─── Exercise material
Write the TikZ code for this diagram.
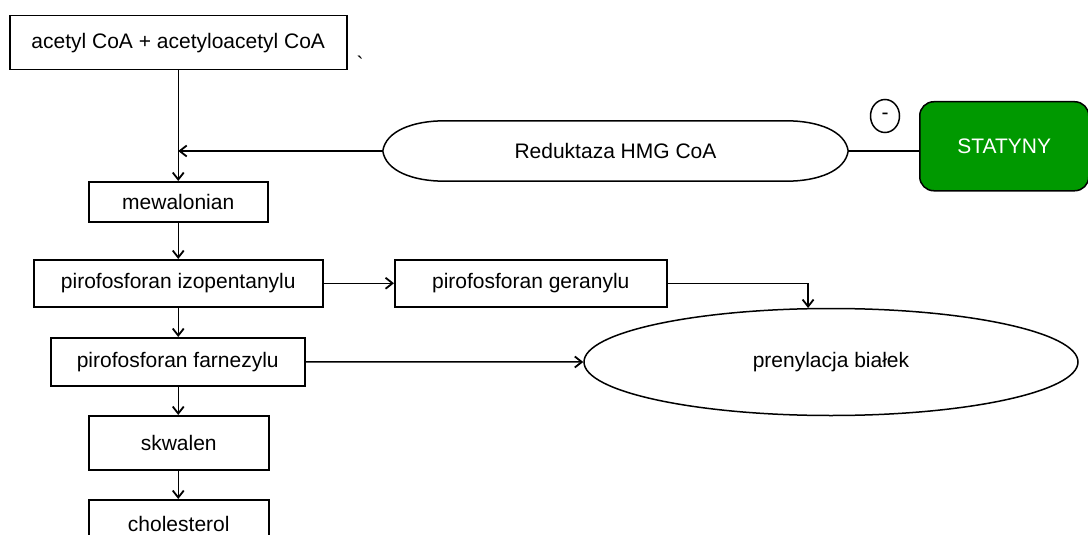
\documentclass[tikz,border=0pt]{standalone}
\usepackage{fontspec}
\setmainfont{Liberation Sans}
\usetikzlibrary{shapes.geometric,arrows.meta,calc}
\begin{document}
\begin{tikzpicture}[x=1pt,y=-1pt,
  every node/.style={font=\fontsize{21}{25}\selectfont, inner sep=0pt},
  box/.style={draw, line width=1.5pt, rectangle, anchor=north west},
  conn/.style={line width=1.5pt},
  arr/.style={conn, -{Straight Barb[length=7pt,width=11pt,line width=1.8pt]}}]
\useasboundingbox (0,0) rectangle (1088,535);
\clip (0,0) rectangle (1088,535);
% boxes
\node[box, minimum width=337, minimum height=54] (acet) at (9,15) {acetyl CoA + acetyloacetyl CoA};
\node (tick) at (360,64) {\textasciigrave};
\node[box, minimum width=179, minimum height=40] (mew) at (88,181) {mewalonian};
\node[box, minimum width=289, minimum height=47] (izo) at (33,259) {pirofosforan izopentanylu};
\node[box, minimum width=272, minimum height=47] (ger) at (394,259) {pirofosforan geranylu};
\node[box, minimum width=254, minimum height=48] (far) at (50,337) {pirofosforan farnezylu};
\node[box, minimum width=180, minimum height=54] (skw) at (88,415) {skwalen};
\node[box, minimum width=180, minimum height=48] (chol) at (88,499) {\raisebox{-2pt}{cholesterol}};
% enzyme
\node[minimum width=465, minimum height=60] (red) at (615.5,151) {Reduktaza HMG CoA};
\draw[conn] (red.west) .. controls ($(red.west)+(3,-20)$) and ($(red.north west)+(30,0)$) .. ($(red.north west)+(62,0)$)
  -- ($(red.north east)+(-62,0)$)
  .. controls ($(red.north east)+(-30,0)$) and ($(red.east)+(-3,-20)$) .. (red.east)
  .. controls ($(red.east)+(-3,20)$) and ($(red.south east)+(-30,0)$) .. ($(red.south east)+(-62,0)$)
  -- ($(red.south west)+(62,0)$)
  .. controls ($(red.south west)+(30,0)$) and ($(red.west)+(3,20)$) .. (red.west) -- cycle;
\node[draw, line width=1.5pt, ellipse, minimum width=29, minimum height=33] (minus) at (885,116) {-};
\node[draw, line width=1.5pt, rectangle, rounded corners=14pt, fill={rgb,255:red,0;green,153;blue,0},
  text=white, minimum width=169, minimum height=89, anchor=north west] (stat) at (919,101) {STATYNY};
\node[draw, line width=1.5pt, ellipse, minimum width=494, minimum height=107] (pren) at (831,362) {prenylacja białek};
% connectors
\draw[arr] (acet.south) -- (mew.north);
\draw[arr] (red.west) -- (red.west -| mew.north);
\draw[conn] (red.east) -- (red.east -| stat.west);
\draw[arr] (mew.south) -- (izo.north -| mew.south);
\draw[arr] (izo.east) -- (ger.west);
\draw[arr] (ger.east) -| (pren.113);
\draw[arr] (izo.south -| mew.south) -- (far.north -| mew.south);
\draw[arr] (far.east) -- (pren.west);
\draw[arr] (far.south -| mew.south) -- (skw.north -| mew.south);
\draw[arr] (skw.south -| mew.south) -- (chol.north -| mew.south);
\end{tikzpicture}
\end{document}
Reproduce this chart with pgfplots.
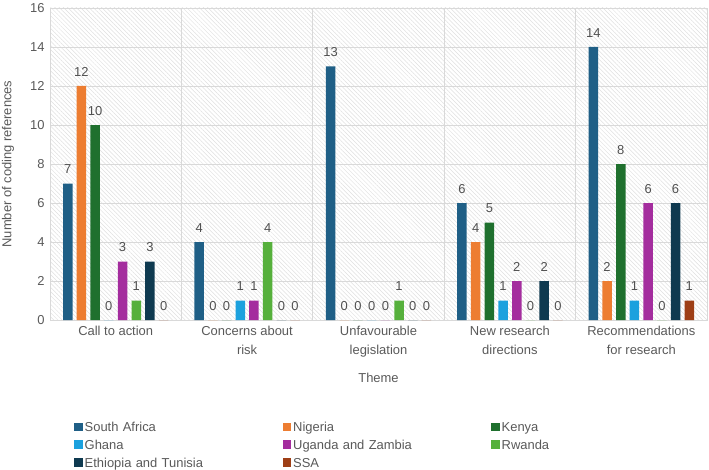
──────
| Your task |
Each record above must be returned exactly as written, with its pictures omitted.

| Task answer |
Write the TikZ code for this diagram.
\documentclass[tikz,border=0pt]{standalone}
\usepackage{fontspec}
\setmainfont{Liberation Sans}
\usetikzlibrary{shapes.geometric,arrows.meta,calc}
\begin{document}
\begin{tikzpicture}[x=1pt,y=-1pt,
  every node/.style={font=\fontsize{21}{25}\selectfont, inner sep=0pt},
  box/.style={draw, line width=1.5pt, rectangle, anchor=north west},
  conn/.style={line width=1.5pt},
  arr/.style={conn, -{Straight Barb[length=7pt,width=11pt,line width=1.8pt]}}]
\useasboundingbox (0,0) rectangle (1088,535);
\clip (0,0) rectangle (1088,535);
% boxes
\node[box, minimum width=337, minimum height=54] (acet) at (9,15) {acetyl CoA + acetyloacetyl CoA};
\node (tick) at (360,64) {\textasciigrave};
\node[box, minimum width=179, minimum height=40] (mew) at (88,181) {mewalonian};
\node[box, minimum width=289, minimum height=47] (izo) at (33,259) {pirofosforan izopentanylu};
\node[box, minimum width=272, minimum height=47] (ger) at (394,259) {pirofosforan geranylu};
\node[box, minimum width=254, minimum height=48] (far) at (50,337) {pirofosforan farnezylu};
\node[box, minimum width=180, minimum height=54] (skw) at (88,415) {skwalen};
\node[box, minimum width=180, minimum height=48] (chol) at (88,499) {\raisebox{-2pt}{cholesterol}};
% enzyme
\node[minimum width=465, minimum height=60] (red) at (615.5,151) {Reduktaza HMG CoA};
\draw[conn] (red.west) .. controls ($(red.west)+(3,-20)$) and ($(red.north west)+(30,0)$) .. ($(red.north west)+(62,0)$)
  -- ($(red.north east)+(-62,0)$)
  .. controls ($(red.north east)+(-30,0)$) and ($(red.east)+(-3,-20)$) .. (red.east)
  .. controls ($(red.east)+(-3,20)$) and ($(red.south east)+(-30,0)$) .. ($(red.south east)+(-62,0)$)
  -- ($(red.south west)+(62,0)$)
  .. controls ($(red.south west)+(30,0)$) and ($(red.west)+(3,20)$) .. (red.west) -- cycle;
\node[draw, line width=1.5pt, ellipse, minimum width=29, minimum height=33] (minus) at (885,116) {-};
\node[draw, line width=1.5pt, rectangle, rounded corners=14pt, fill={rgb,255:red,0;green,153;blue,0},
  text=white, minimum width=169, minimum height=89, anchor=north west] (stat) at (919,101) {STATYNY};
\node[draw, line width=1.5pt, ellipse, minimum width=494, minimum height=107] (pren) at (831,362) {prenylacja białek};
% connectors
\draw[arr] (acet.south) -- (mew.north);
\draw[arr] (red.west) -- (red.west -| mew.north);
\draw[conn] (red.east) -- (red.east -| stat.west);
\draw[arr] (mew.south) -- (izo.north -| mew.south);
\draw[arr] (izo.east) -- (ger.west);
\draw[arr] (ger.east) -| (pren.113);
\draw[arr] (izo.south -| mew.south) -- (far.north -| mew.south);
\draw[arr] (far.east) -- (pren.west);
\draw[arr] (far.south -| mew.south) -- (skw.north -| mew.south);
\draw[arr] (skw.south -| mew.south) -- (chol.north -| mew.south);
\end{tikzpicture}
\end{document}
Reproduce this chart with pgfplots.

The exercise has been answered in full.